In September, the U.S. House of Representatives easily passed the student-aid legislation, and most observers expected that the Senate would quickly do the same. But then came the slow-down: Democratic leaders opted to wait, just in case they might need to turn the health care legislation into a reconciliation bill as well. As we now know, that is exactly what happened.
During the waiting period, however, that projected $87 billion in savings started to shrink. A few weeks ago, the Congressional Budget Office re-ran the numbers and determined that that the student-aid reforms would now save $61 billion instead. Why such a drop? Part of the reason comes down to the recession: there are now more families with incomes low enough to qualify for the grants and more students who are looking to attend school because they can’t find work. Administering the Pell program has therefore become more expensive.
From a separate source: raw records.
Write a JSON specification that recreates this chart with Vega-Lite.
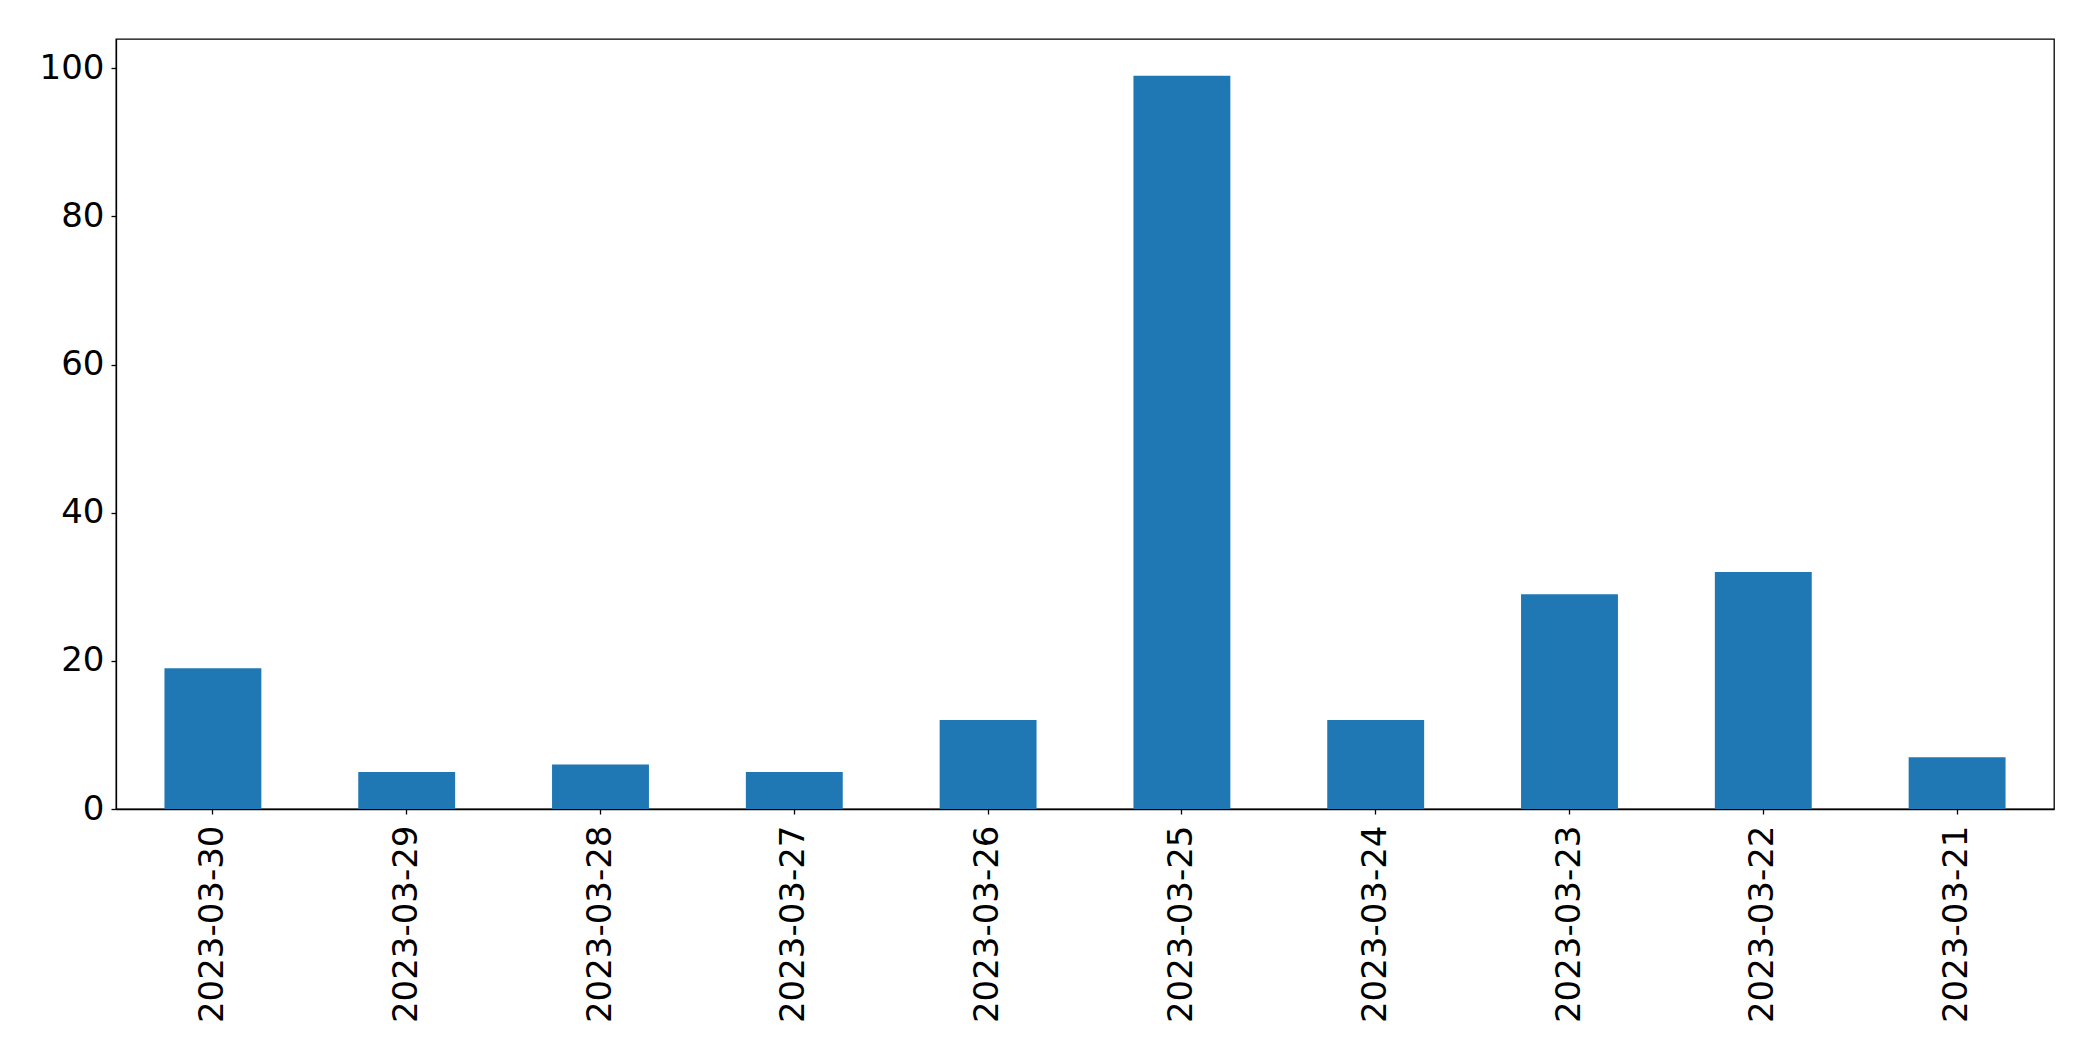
{
  "$schema": "https://vega.github.io/schema/vega-lite/v6.json",
  "width": 1938,
  "height": 770,
  "autosize": {"type": "none"},
  "padding": {"left": 116, "top": 39, "right": 39, "bottom": 252},
  "background": "white",
  "config": {
    "view": {"stroke": "black", "strokeWidth": 1.3},
    "font": "DejaVu Sans",
    "axis": {
      "labelFont": "DejaVu Sans",
      "labelFontSize": 34,
      "labelLimit": 0,
      "labelColor": "black",
      "domainColor": "black",
      "tickColor": "black",
      "tickSize": 5,
      "tickWidth": 1.3,
      "domainWidth": 1.3,
      "grid": false,
      "title": null
    }
  },
  "data": {
    "values": [
      {"date": "2023-03-30", "count": 19},
      {"date": "2023-03-29", "count": 5},
      {"date": "2023-03-28", "count": 6},
      {"date": "2023-03-27", "count": 5},
      {"date": "2023-03-26", "count": 12},
      {"date": "2023-03-25", "count": 99},
      {"date": "2023-03-24", "count": 12},
      {"date": "2023-03-23", "count": 29},
      {"date": "2023-03-22", "count": 32},
      {"date": "2023-03-21", "count": 7}
    ]
  },
  "mark": {"type": "bar", "color": "#1f77b4"},
  "encoding": {
    "x": {
      "field": "date",
      "type": "nominal",
      "sort": null,
      "scale": {"paddingInner": 0.5, "paddingOuter": 0.25},
      "axis": {"labelAngle": -90, "labelPadding": 11, "labelAlign": "right", "labelBaseline": "middle", "labelFontSize": 34, "labelLimit": 0}
    },
    "y": {
      "field": "count",
      "type": "quantitative",
      "scale": {"domain": [0, 103.95], "nice": false, "zero": true},
      "axis": {"values": [0, 20, 40, 60, 80, 100], "labelPadding": 7, "labelFontSize": 34}
    }
  }
}
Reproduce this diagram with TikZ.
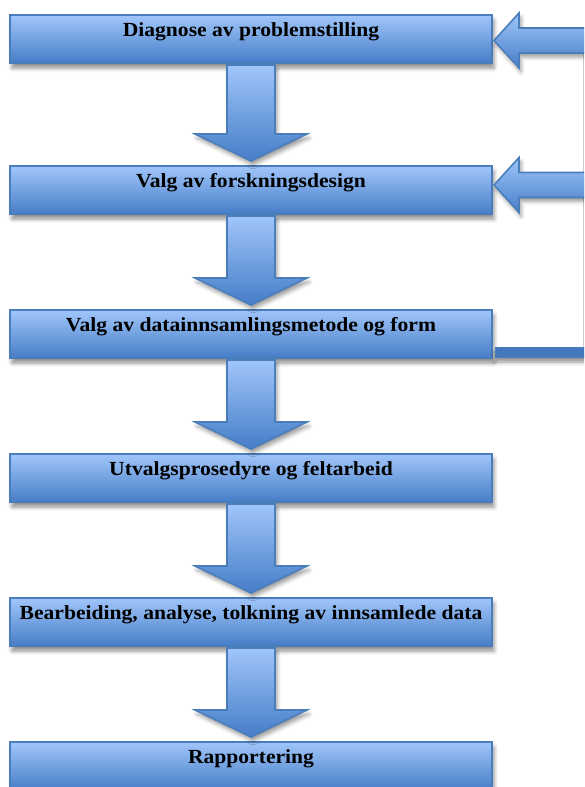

Without as many dollars to work with – and with Democratic lawmakers wary of adding new programs that might weigh down the health care bill – Congressional leaders decided to give up on attempts at passing the Early Learning Challenge Fund. Other programs, such as one for school construction, were also cut out of the final bill.
So now, as a bill that reforms both health care and student aid is finally setting sail, a few hoped-for programs have been left at the dock. But home visitation has made it on board – a fact that should cheer advocates for evidence-based programs that support children’s healthy development. Early Ed Watch will continue to provide updates on its voyage.